REQUIRED TASK: Skip any picture you find and retype all the remaining lines exactly.

[Entries with chart source code]
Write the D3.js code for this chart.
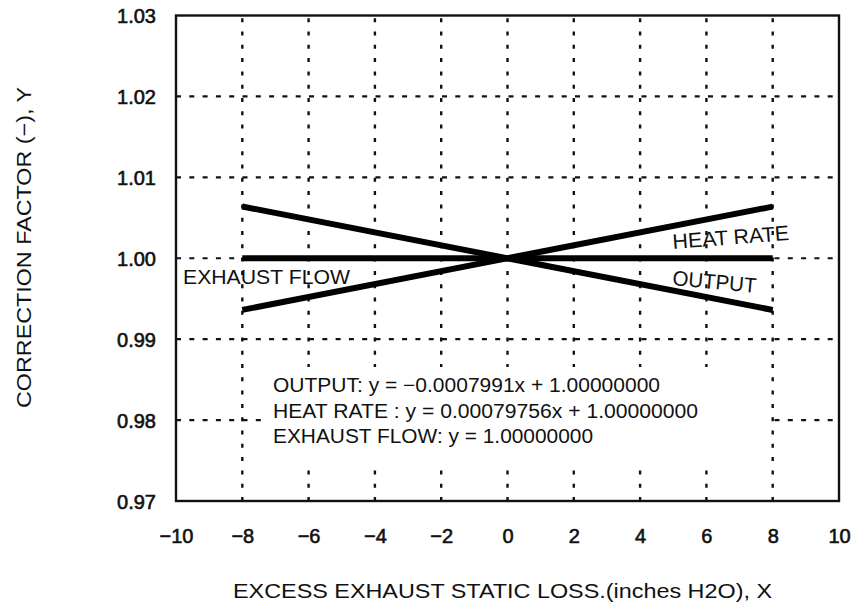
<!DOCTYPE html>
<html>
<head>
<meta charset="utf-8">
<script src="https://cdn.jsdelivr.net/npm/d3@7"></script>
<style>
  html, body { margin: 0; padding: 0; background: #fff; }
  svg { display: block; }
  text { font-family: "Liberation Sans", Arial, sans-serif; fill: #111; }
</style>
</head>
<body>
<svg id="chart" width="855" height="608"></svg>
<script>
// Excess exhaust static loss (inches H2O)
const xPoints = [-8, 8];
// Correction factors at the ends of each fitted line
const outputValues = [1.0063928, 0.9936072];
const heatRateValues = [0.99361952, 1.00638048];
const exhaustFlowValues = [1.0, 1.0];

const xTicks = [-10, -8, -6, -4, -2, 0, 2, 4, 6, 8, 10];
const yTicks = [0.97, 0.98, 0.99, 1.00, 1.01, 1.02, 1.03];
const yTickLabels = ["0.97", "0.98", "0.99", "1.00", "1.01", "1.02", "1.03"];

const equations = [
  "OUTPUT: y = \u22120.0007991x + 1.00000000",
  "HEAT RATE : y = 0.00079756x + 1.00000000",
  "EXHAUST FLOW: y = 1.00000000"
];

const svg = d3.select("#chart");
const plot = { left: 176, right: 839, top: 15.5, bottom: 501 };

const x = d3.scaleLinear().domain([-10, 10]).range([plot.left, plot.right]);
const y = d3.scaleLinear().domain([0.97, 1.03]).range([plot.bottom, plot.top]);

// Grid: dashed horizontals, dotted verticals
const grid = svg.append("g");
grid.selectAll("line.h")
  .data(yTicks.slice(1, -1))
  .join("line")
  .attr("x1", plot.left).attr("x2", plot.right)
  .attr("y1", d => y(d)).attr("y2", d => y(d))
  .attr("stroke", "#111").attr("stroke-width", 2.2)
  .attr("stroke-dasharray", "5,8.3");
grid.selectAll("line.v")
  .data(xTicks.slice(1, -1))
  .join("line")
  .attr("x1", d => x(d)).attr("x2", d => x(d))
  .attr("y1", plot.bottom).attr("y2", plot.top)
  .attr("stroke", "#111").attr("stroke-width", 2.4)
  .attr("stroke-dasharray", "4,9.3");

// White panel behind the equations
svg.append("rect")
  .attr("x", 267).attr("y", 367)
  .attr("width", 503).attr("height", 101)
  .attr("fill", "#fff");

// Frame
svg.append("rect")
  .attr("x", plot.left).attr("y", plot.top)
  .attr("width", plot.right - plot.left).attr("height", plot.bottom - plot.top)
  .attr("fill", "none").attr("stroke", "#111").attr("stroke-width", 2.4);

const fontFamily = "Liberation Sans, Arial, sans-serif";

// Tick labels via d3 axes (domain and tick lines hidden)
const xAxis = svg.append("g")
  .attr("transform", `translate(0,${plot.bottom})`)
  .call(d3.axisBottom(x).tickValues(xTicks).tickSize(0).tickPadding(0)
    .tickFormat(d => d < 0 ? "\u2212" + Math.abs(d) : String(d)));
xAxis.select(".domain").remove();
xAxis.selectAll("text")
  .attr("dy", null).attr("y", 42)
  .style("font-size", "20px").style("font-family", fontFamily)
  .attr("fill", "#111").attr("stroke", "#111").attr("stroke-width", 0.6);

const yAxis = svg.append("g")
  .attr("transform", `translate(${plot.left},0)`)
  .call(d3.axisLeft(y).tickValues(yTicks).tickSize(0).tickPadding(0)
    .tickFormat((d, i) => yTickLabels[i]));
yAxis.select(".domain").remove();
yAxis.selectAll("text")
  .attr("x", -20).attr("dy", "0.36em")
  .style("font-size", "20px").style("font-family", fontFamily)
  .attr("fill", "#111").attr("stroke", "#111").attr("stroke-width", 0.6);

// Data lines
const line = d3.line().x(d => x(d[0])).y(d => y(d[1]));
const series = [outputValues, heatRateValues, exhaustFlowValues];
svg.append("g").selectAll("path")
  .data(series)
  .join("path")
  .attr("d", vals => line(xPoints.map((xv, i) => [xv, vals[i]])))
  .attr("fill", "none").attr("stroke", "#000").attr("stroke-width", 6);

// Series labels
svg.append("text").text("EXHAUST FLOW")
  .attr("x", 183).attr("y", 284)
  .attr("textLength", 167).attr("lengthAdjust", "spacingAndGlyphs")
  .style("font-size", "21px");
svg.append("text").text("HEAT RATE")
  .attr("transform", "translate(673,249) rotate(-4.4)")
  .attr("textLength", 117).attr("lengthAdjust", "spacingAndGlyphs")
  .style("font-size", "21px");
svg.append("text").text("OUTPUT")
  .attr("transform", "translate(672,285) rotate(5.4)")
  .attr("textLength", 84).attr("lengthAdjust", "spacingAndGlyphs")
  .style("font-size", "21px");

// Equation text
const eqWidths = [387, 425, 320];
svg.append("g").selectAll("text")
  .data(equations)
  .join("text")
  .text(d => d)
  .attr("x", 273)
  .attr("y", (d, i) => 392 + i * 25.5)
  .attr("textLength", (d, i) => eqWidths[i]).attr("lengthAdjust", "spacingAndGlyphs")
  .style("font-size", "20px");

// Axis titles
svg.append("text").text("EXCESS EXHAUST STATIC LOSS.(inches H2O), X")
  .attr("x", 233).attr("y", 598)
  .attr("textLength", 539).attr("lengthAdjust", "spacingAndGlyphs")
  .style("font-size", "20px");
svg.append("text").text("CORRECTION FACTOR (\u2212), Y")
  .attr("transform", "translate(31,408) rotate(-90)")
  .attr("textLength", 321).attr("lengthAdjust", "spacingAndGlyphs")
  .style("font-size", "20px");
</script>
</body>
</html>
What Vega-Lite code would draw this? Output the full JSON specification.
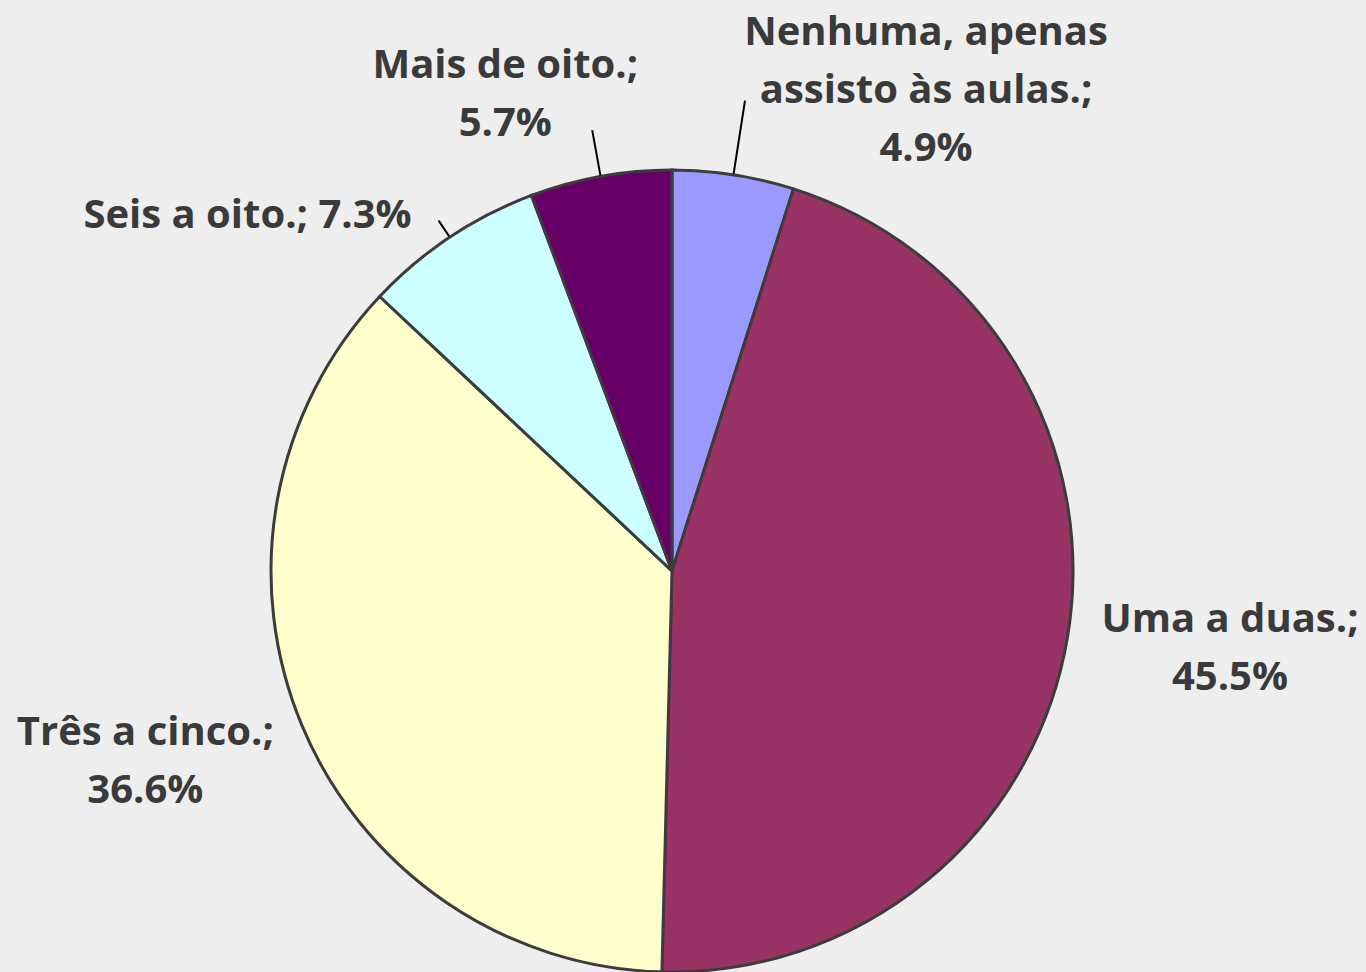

EXERCISE RESPONSE:
Write the D3.js code for this chart.
<!DOCTYPE html>
<html>
<head>
<meta charset="utf-8">
<script src="https://cdn.jsdelivr.net/npm/d3@7"></script>
<style>
  html, body { margin: 0; padding: 0; background: #fff; }
  svg { display: block; }
  text { font-family: "Liberation Sans", Arial, sans-serif; fill: #111; }
</style>
</head>
<body>
<svg id="chart" width="855" height="608"></svg>
<script>
// Excess exhaust static loss (inches H2O)
const xPoints = [-8, 8];
// Correction factors at the ends of each fitted line
const outputValues = [1.0063928, 0.9936072];
const heatRateValues = [0.99361952, 1.00638048];
const exhaustFlowValues = [1.0, 1.0];

const xTicks = [-10, -8, -6, -4, -2, 0, 2, 4, 6, 8, 10];
const yTicks = [0.97, 0.98, 0.99, 1.00, 1.01, 1.02, 1.03];
const yTickLabels = ["0.97", "0.98", "0.99", "1.00", "1.01", "1.02", "1.03"];

const equations = [
  "OUTPUT: y = \u22120.0007991x + 1.00000000",
  "HEAT RATE : y = 0.00079756x + 1.00000000",
  "EXHAUST FLOW: y = 1.00000000"
];

const svg = d3.select("#chart");
const plot = { left: 176, right: 839, top: 15.5, bottom: 501 };

const x = d3.scaleLinear().domain([-10, 10]).range([plot.left, plot.right]);
const y = d3.scaleLinear().domain([0.97, 1.03]).range([plot.bottom, plot.top]);

// Grid: dashed horizontals, dotted verticals
const grid = svg.append("g");
grid.selectAll("line.h")
  .data(yTicks.slice(1, -1))
  .join("line")
  .attr("x1", plot.left).attr("x2", plot.right)
  .attr("y1", d => y(d)).attr("y2", d => y(d))
  .attr("stroke", "#111").attr("stroke-width", 2.2)
  .attr("stroke-dasharray", "5,8.3");
grid.selectAll("line.v")
  .data(xTicks.slice(1, -1))
  .join("line")
  .attr("x1", d => x(d)).attr("x2", d => x(d))
  .attr("y1", plot.bottom).attr("y2", plot.top)
  .attr("stroke", "#111").attr("stroke-width", 2.4)
  .attr("stroke-dasharray", "4,9.3");

// White panel behind the equations
svg.append("rect")
  .attr("x", 267).attr("y", 367)
  .attr("width", 503).attr("height", 101)
  .attr("fill", "#fff");

// Frame
svg.append("rect")
  .attr("x", plot.left).attr("y", plot.top)
  .attr("width", plot.right - plot.left).attr("height", plot.bottom - plot.top)
  .attr("fill", "none").attr("stroke", "#111").attr("stroke-width", 2.4);

const fontFamily = "Liberation Sans, Arial, sans-serif";

// Tick labels via d3 axes (domain and tick lines hidden)
const xAxis = svg.append("g")
  .attr("transform", `translate(0,${plot.bottom})`)
  .call(d3.axisBottom(x).tickValues(xTicks).tickSize(0).tickPadding(0)
    .tickFormat(d => d < 0 ? "\u2212" + Math.abs(d) : String(d)));
xAxis.select(".domain").remove();
xAxis.selectAll("text")
  .attr("dy", null).attr("y", 42)
  .style("font-size", "20px").style("font-family", fontFamily)
  .attr("fill", "#111").attr("stroke", "#111").attr("stroke-width", 0.6);

const yAxis = svg.append("g")
  .attr("transform", `translate(${plot.left},0)`)
  .call(d3.axisLeft(y).tickValues(yTicks).tickSize(0).tickPadding(0)
    .tickFormat((d, i) => yTickLabels[i]));
yAxis.select(".domain").remove();
yAxis.selectAll("text")
  .attr("x", -20).attr("dy", "0.36em")
  .style("font-size", "20px").style("font-family", fontFamily)
  .attr("fill", "#111").attr("stroke", "#111").attr("stroke-width", 0.6);

// Data lines
const line = d3.line().x(d => x(d[0])).y(d => y(d[1]));
const series = [outputValues, heatRateValues, exhaustFlowValues];
svg.append("g").selectAll("path")
  .data(series)
  .join("path")
  .attr("d", vals => line(xPoints.map((xv, i) => [xv, vals[i]])))
  .attr("fill", "none").attr("stroke", "#000").attr("stroke-width", 6);

// Series labels
svg.append("text").text("EXHAUST FLOW")
  .attr("x", 183).attr("y", 284)
  .attr("textLength", 167).attr("lengthAdjust", "spacingAndGlyphs")
  .style("font-size", "21px");
svg.append("text").text("HEAT RATE")
  .attr("transform", "translate(673,249) rotate(-4.4)")
  .attr("textLength", 117).attr("lengthAdjust", "spacingAndGlyphs")
  .style("font-size", "21px");
svg.append("text").text("OUTPUT")
  .attr("transform", "translate(672,285) rotate(5.4)")
  .attr("textLength", 84).attr("lengthAdjust", "spacingAndGlyphs")
  .style("font-size", "21px");

// Equation text
const eqWidths = [387, 425, 320];
svg.append("g").selectAll("text")
  .data(equations)
  .join("text")
  .text(d => d)
  .attr("x", 273)
  .attr("y", (d, i) => 392 + i * 25.5)
  .attr("textLength", (d, i) => eqWidths[i]).attr("lengthAdjust", "spacingAndGlyphs")
  .style("font-size", "20px");

// Axis titles
svg.append("text").text("EXCESS EXHAUST STATIC LOSS.(inches H2O), X")
  .attr("x", 233).attr("y", 598)
  .attr("textLength", 539).attr("lengthAdjust", "spacingAndGlyphs")
  .style("font-size", "20px");
svg.append("text").text("CORRECTION FACTOR (\u2212), Y")
  .attr("transform", "translate(31,408) rotate(-90)")
  .attr("textLength", 321).attr("lengthAdjust", "spacingAndGlyphs")
  .style("font-size", "20px");
</script>
</body>
</html>
What Vega-Lite code would draw this? Output the full JSON specification.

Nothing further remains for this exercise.